> _Supplied data_:
+ + + + + + +

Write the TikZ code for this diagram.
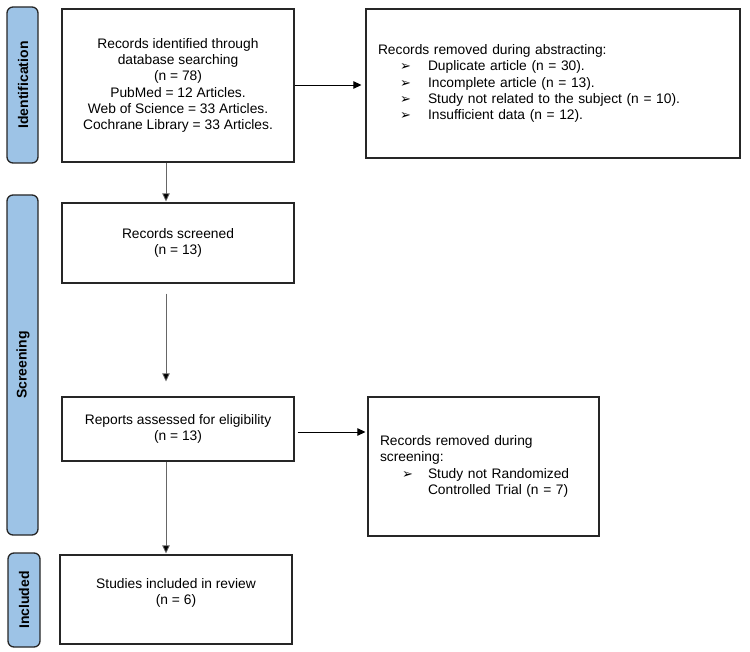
\documentclass[tikz,border=0pt]{standalone}
\usepackage{fontspec}
\setmainfont{Liberation Sans}
\newfontfamily\dejavu{DejaVu Sans}
\usetikzlibrary{arrows.meta,calc}
\definecolor{phasefill}{RGB}{157,195,230}
\definecolor{edgecol}{RGB}{38,38,38}
\newcommand{\bul}{{\dejavu\fontsize{13}{12}\selectfont ➢}}
\tikzset{
  phase/.style={draw=edgecol,line width=1.3pt,fill=phasefill,rounded corners=6pt,inner sep=0pt},
  plabel/.style={rotate=90,font=\fontsize{14}{16}\selectfont\bfseries,inner sep=0pt},
  box/.style={draw=edgecol,line width=1.2pt,inner sep=0pt,font=\fontsize{13.8}{16.3}\selectfont},
  conn/.style={-{Triangle[length=8pt,width=7.5pt]},line width=0.8pt},
  vconn/.style={conn,draw=black!60,-{Triangle[length=8pt,width=7.5pt,fill=black]}},
}
\begin{document}
\begin{tikzpicture}[x=1pt,y=-1pt]
\useasboundingbox (0,0) rectangle (750,652);
% phase bars
\draw[phase] (7,7) rectangle (38,163);
\node[plabel] (lid) at (23,85) {Identification};
\draw[phase] (7,195) rectangle (38,535);
\node[plabel] (lsc) at (23,365) {Screening};
\draw[phase] (8,553) rectangle (40,647);
\node[plabel] (lin) at (24,600) {Included};
% boxes
\node[box,minimum width=232pt,minimum height=153pt,align=center] (ident) at (178,85.5)
 {Records identified through\\database searching\\(n = 78)\\PubMed = 12 Articles.\\Web of Science = 33 Articles.\\Cochrane Library = 33 Articles.};
\node[box,minimum width=374pt,minimum height=149pt,text width=350pt,align=left] (remab) at (553,83.5)
 {Records removed during abstracting:\\
  \hspace*{22pt}\makebox[28pt][l]{\bul}Duplicate article (n = 30).\\
  \hspace*{22pt}\makebox[28pt][l]{\bul}Incomplete article (n = 13).\\
  \hspace*{22pt}\makebox[28pt][l]{\bul}Study not related to the subject (n = 10).\\
  \hspace*{22pt}\makebox[28pt][l]{\bul}Insufficient data (n = 12).};
\node[box,minimum width=232pt,minimum height=80pt,align=center] (scr) at (178,243)
 {Records screened\\(n = 13)};
\node[box,minimum width=232pt,minimum height=64pt,align=center] (rep) at (178,429)
 {Reports assessed for eligibility\\(n = 13)};
\node[box,minimum width=231pt,minimum height=139pt,text width=207pt,align=left] (remsc) at (483.5,466.5)
 {Records removed during\\screening:\\
  \hspace*{22pt}\makebox[26pt][l]{\bul}Study not Randomized\\
  \hspace*{48pt}Controlled Trial (n = 7)};
\node[box,minimum width=232pt,minimum height=89pt] (inc) at (176,599.5) {};
\node[font=\fontsize{13.8}{16.3}\selectfont,align=center,inner sep=0pt] (inct) at (176,593)
 {Studies included in review\\(n = 6)};
% connectors
\coordinate (ax) at (166,0);
\draw[conn] (ident.east |- 0,85) -- ($(remab.west |- 0,85)+(-4,0)$);
\draw[vconn] (ident.south -| ax) -- ($(scr.north -| ax)+(0,-1)$);
\draw[vconn] ($(scr.south -| ax)+(0,10)$) -- ($(rep.north -| ax)+(0,-15)$);
\draw[conn] ($(rep.east |- 0,432)+(3,0)$) -- ($(remsc.west |- 0,432)+(-2,0)$);
\draw[vconn] (rep.south -| ax) -- ($(inc.north -| ax)+(0,-1)$);
\end{tikzpicture}
\end{document}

+ + + + + + +

> _Directions for this task_: Retype each line of the listing above word for word. Exclude the pictures.

> _Solution to the exercise_:
Write the TikZ code for this diagram.
\documentclass[tikz,border=0pt]{standalone}
\usepackage{fontspec}
\setmainfont{Liberation Sans}
\newfontfamily\dejavu{DejaVu Sans}
\usetikzlibrary{arrows.meta,calc}
\definecolor{phasefill}{RGB}{157,195,230}
\definecolor{edgecol}{RGB}{38,38,38}
\newcommand{\bul}{{\dejavu\fontsize{13}{12}\selectfont ➢}}
\tikzset{
  phase/.style={draw=edgecol,line width=1.3pt,fill=phasefill,rounded corners=6pt,inner sep=0pt},
  plabel/.style={rotate=90,font=\fontsize{14}{16}\selectfont\bfseries,inner sep=0pt},
  box/.style={draw=edgecol,line width=1.2pt,inner sep=0pt,font=\fontsize{13.8}{16.3}\selectfont},
  conn/.style={-{Triangle[length=8pt,width=7.5pt]},line width=0.8pt},
  vconn/.style={conn,draw=black!60,-{Triangle[length=8pt,width=7.5pt,fill=black]}},
}
\begin{document}
\begin{tikzpicture}[x=1pt,y=-1pt]
\useasboundingbox (0,0) rectangle (750,652);
% phase bars
\draw[phase] (7,7) rectangle (38,163);
\node[plabel] (lid) at (23,85) {Identification};
\draw[phase] (7,195) rectangle (38,535);
\node[plabel] (lsc) at (23,365) {Screening};
\draw[phase] (8,553) rectangle (40,647);
\node[plabel] (lin) at (24,600) {Included};
% boxes
\node[box,minimum width=232pt,minimum height=153pt,align=center] (ident) at (178,85.5)
 {Records identified through\\database searching\\(n = 78)\\PubMed = 12 Articles.\\Web of Science = 33 Articles.\\Cochrane Library = 33 Articles.};
\node[box,minimum width=374pt,minimum height=149pt,text width=350pt,align=left] (remab) at (553,83.5)
 {Records removed during abstracting:\\
  \hspace*{22pt}\makebox[28pt][l]{\bul}Duplicate article (n = 30).\\
  \hspace*{22pt}\makebox[28pt][l]{\bul}Incomplete article (n = 13).\\
  \hspace*{22pt}\makebox[28pt][l]{\bul}Study not related to the subject (n = 10).\\
  \hspace*{22pt}\makebox[28pt][l]{\bul}Insufficient data (n = 12).};
\node[box,minimum width=232pt,minimum height=80pt,align=center] (scr) at (178,243)
 {Records screened\\(n = 13)};
\node[box,minimum width=232pt,minimum height=64pt,align=center] (rep) at (178,429)
 {Reports assessed for eligibility\\(n = 13)};
\node[box,minimum width=231pt,minimum height=139pt,text width=207pt,align=left] (remsc) at (483.5,466.5)
 {Records removed during\\screening:\\
  \hspace*{22pt}\makebox[26pt][l]{\bul}Study not Randomized\\
  \hspace*{48pt}Controlled Trial (n = 7)};
\node[box,minimum width=232pt,minimum height=89pt] (inc) at (176,599.5) {};
\node[font=\fontsize{13.8}{16.3}\selectfont,align=center,inner sep=0pt] (inct) at (176,593)
 {Studies included in review\\(n = 6)};
% connectors
\coordinate (ax) at (166,0);
\draw[conn] (ident.east |- 0,85) -- ($(remab.west |- 0,85)+(-4,0)$);
\draw[vconn] (ident.south -| ax) -- ($(scr.north -| ax)+(0,-1)$);
\draw[vconn] ($(scr.south -| ax)+(0,10)$) -- ($(rep.north -| ax)+(0,-15)$);
\draw[conn] ($(rep.east |- 0,432)+(3,0)$) -- ($(remsc.west |- 0,432)+(-2,0)$);
\draw[vconn] (rep.south -| ax) -- ($(inc.north -| ax)+(0,-1)$);
\end{tikzpicture}
\end{document}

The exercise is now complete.